begin Records for processing
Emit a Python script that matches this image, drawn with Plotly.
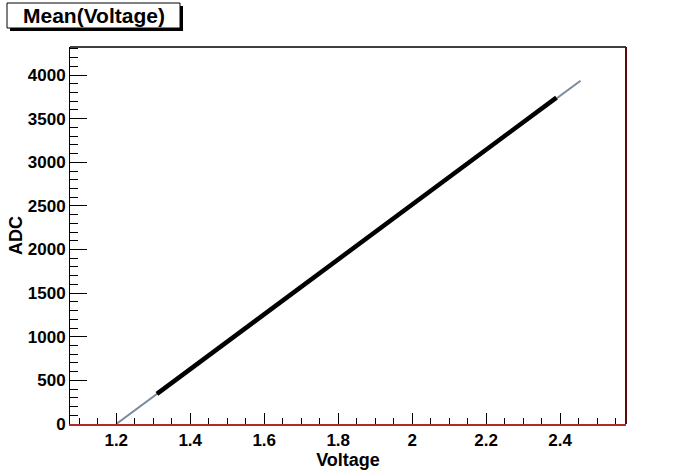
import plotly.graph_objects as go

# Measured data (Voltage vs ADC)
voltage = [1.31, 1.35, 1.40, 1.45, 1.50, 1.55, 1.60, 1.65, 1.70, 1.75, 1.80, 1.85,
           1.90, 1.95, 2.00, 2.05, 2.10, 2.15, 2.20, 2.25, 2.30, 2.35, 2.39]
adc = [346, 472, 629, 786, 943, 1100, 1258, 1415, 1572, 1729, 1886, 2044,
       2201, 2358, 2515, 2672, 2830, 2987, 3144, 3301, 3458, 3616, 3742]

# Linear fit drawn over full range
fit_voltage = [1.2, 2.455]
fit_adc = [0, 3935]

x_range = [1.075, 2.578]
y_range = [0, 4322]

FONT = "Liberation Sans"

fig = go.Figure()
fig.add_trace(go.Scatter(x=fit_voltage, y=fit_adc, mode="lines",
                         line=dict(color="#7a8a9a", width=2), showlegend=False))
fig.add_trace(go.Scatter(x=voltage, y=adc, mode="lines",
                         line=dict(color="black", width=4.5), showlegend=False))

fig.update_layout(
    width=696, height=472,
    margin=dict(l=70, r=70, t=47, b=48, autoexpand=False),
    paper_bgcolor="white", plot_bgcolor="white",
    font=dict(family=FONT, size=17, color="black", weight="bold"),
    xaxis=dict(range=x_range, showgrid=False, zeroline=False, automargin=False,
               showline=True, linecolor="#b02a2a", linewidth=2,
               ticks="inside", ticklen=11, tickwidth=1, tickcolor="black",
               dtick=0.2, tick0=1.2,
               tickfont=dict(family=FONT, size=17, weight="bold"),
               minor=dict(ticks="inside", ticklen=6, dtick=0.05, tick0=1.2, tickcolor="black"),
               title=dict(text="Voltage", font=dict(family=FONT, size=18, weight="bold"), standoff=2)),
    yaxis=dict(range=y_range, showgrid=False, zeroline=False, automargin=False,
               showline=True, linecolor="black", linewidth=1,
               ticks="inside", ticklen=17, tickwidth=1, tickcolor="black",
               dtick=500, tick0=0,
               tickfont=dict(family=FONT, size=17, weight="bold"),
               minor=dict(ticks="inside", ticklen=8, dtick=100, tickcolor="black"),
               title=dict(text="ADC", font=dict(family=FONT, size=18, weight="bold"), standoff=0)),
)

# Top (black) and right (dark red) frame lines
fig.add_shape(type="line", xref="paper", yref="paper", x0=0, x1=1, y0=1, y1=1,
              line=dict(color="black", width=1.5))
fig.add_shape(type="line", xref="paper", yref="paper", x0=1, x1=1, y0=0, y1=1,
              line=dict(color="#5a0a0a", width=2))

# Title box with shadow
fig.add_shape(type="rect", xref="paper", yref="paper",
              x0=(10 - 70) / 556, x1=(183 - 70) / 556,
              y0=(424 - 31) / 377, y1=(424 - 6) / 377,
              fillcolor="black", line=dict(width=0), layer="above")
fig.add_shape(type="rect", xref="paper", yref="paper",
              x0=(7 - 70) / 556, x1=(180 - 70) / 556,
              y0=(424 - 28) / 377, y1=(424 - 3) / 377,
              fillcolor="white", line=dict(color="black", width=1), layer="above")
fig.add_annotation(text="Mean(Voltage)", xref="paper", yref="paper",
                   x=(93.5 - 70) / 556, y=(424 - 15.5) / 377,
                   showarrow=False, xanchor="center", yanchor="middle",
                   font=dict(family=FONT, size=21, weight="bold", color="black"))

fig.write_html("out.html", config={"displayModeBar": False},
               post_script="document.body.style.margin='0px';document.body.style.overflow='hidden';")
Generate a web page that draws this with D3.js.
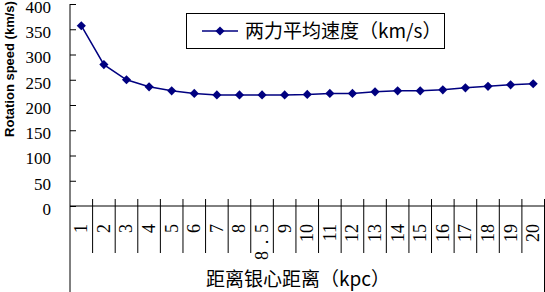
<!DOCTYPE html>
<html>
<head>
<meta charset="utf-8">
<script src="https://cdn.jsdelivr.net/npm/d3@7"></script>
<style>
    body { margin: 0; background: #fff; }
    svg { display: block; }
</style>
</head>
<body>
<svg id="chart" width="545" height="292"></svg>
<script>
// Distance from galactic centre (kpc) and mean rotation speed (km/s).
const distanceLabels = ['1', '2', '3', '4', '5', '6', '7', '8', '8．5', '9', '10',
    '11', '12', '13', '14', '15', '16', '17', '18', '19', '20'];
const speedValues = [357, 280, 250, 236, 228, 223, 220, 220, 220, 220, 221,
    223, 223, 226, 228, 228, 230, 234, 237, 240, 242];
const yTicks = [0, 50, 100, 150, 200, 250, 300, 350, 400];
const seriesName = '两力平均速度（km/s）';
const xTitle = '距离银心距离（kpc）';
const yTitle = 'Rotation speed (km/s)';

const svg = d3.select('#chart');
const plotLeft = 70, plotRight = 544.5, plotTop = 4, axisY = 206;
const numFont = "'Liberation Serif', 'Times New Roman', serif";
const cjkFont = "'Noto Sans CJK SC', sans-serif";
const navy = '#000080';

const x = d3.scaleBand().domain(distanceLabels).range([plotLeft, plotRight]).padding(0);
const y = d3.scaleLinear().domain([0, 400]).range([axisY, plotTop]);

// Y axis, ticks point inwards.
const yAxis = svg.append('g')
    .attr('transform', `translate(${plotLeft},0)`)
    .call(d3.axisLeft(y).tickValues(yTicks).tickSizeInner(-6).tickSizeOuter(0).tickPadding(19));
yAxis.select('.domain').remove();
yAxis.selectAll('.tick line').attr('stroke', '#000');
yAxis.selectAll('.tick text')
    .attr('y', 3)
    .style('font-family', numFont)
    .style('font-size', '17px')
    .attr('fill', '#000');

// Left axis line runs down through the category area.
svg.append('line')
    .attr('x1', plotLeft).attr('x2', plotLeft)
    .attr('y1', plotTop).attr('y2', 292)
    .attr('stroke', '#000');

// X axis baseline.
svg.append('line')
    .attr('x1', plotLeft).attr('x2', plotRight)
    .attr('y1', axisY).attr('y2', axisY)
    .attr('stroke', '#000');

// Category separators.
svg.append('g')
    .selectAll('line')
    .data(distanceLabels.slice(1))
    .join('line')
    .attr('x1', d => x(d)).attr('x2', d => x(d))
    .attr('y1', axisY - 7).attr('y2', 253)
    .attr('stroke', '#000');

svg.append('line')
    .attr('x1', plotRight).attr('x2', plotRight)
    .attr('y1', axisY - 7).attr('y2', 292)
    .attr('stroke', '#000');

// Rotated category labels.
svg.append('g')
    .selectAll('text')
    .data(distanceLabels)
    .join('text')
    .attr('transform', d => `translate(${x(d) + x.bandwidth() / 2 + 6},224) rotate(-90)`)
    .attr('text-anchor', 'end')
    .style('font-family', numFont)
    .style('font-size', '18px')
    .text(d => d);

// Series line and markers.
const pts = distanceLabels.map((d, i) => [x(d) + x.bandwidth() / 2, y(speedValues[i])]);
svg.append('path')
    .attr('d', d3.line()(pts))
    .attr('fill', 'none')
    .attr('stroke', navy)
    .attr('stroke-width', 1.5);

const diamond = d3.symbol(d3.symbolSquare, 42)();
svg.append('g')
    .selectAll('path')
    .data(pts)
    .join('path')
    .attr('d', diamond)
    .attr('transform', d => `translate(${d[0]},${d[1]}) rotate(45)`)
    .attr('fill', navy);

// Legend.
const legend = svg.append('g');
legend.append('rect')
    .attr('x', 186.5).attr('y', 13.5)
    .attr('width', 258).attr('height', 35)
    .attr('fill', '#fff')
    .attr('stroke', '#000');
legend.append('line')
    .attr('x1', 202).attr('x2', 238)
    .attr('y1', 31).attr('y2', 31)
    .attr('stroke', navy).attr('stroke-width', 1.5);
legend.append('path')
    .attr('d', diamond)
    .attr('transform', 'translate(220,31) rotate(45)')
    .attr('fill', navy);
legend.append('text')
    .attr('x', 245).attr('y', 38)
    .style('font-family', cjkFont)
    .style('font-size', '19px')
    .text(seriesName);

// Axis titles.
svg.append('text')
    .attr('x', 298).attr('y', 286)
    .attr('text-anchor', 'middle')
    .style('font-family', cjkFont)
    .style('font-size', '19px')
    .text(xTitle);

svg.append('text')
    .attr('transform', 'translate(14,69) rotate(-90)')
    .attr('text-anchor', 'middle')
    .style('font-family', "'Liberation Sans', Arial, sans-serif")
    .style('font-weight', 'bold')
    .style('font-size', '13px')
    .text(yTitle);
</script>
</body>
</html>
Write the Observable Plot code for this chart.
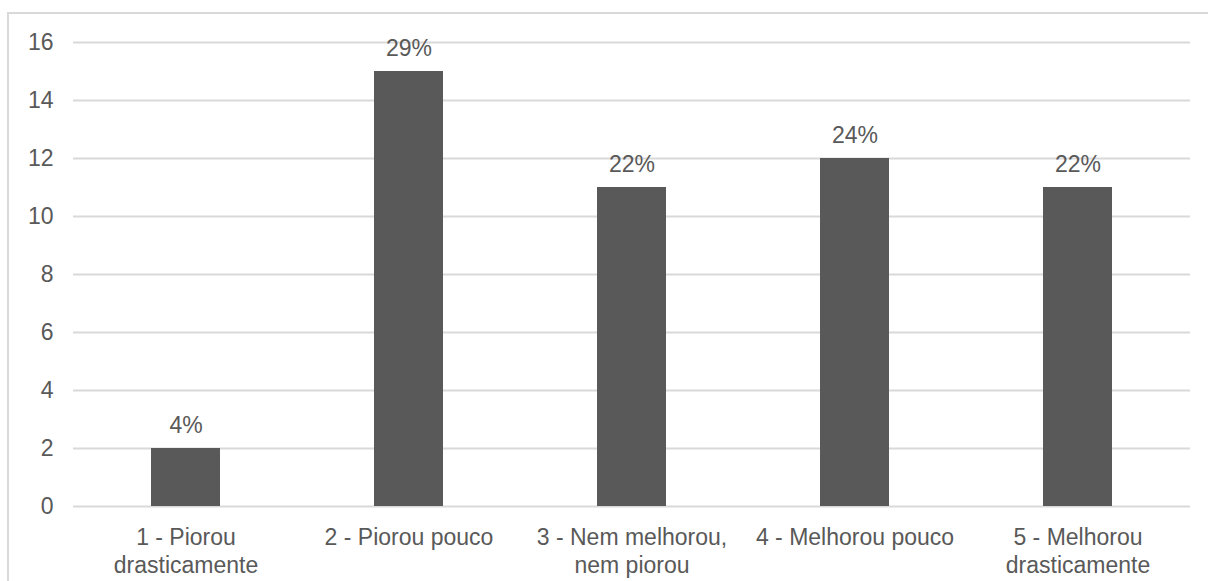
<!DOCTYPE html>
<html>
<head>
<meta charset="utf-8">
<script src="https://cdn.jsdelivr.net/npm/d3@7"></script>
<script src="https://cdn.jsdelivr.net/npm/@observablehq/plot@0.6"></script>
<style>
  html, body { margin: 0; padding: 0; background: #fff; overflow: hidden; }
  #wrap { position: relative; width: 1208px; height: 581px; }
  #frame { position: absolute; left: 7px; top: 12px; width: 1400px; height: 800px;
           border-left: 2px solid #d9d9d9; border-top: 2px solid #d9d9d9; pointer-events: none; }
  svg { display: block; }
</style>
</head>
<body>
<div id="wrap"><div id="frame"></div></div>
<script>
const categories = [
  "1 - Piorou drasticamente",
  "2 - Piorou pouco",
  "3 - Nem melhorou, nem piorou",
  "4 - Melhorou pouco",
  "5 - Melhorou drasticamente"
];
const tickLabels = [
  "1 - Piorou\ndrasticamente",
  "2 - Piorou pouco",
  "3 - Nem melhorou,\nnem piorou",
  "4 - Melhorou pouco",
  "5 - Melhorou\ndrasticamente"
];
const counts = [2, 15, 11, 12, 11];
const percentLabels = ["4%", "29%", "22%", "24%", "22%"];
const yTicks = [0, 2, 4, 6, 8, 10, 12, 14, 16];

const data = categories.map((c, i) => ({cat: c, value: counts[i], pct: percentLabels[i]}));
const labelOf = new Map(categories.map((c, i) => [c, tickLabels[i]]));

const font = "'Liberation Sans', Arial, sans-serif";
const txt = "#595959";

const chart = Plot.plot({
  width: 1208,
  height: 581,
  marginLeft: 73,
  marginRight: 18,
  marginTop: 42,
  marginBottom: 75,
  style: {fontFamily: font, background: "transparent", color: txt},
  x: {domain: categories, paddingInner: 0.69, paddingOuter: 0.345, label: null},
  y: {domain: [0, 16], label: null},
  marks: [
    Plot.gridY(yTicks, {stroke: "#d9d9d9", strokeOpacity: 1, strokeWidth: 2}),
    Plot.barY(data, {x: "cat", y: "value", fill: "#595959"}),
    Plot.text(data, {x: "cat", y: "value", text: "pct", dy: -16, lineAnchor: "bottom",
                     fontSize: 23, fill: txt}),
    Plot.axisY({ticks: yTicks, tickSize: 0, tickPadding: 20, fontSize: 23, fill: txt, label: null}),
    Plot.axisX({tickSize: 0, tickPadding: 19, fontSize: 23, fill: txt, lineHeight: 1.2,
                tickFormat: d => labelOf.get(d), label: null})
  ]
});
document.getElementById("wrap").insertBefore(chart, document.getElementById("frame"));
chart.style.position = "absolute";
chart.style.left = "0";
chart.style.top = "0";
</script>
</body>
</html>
end Records for processing
** Given exercise **
Copy exactly the lines running from the beginning of the listing through the line that has "3458, 3616, 3742]". Drop the pictures.

** Response **
Emit a Python script that matches this image, drawn with Plotly.
import plotly.graph_objects as go

# Measured data (Voltage vs ADC)
voltage = [1.31, 1.35, 1.40, 1.45, 1.50, 1.55, 1.60, 1.65, 1.70, 1.75, 1.80, 1.85,
           1.90, 1.95, 2.00, 2.05, 2.10, 2.15, 2.20, 2.25, 2.30, 2.35, 2.39]
adc = [346, 472, 629, 786, 943, 1100, 1258, 1415, 1572, 1729, 1886, 2044,
       2201, 2358, 2515, 2672, 2830, 2987, 3144, 3301, 3458, 3616, 3742]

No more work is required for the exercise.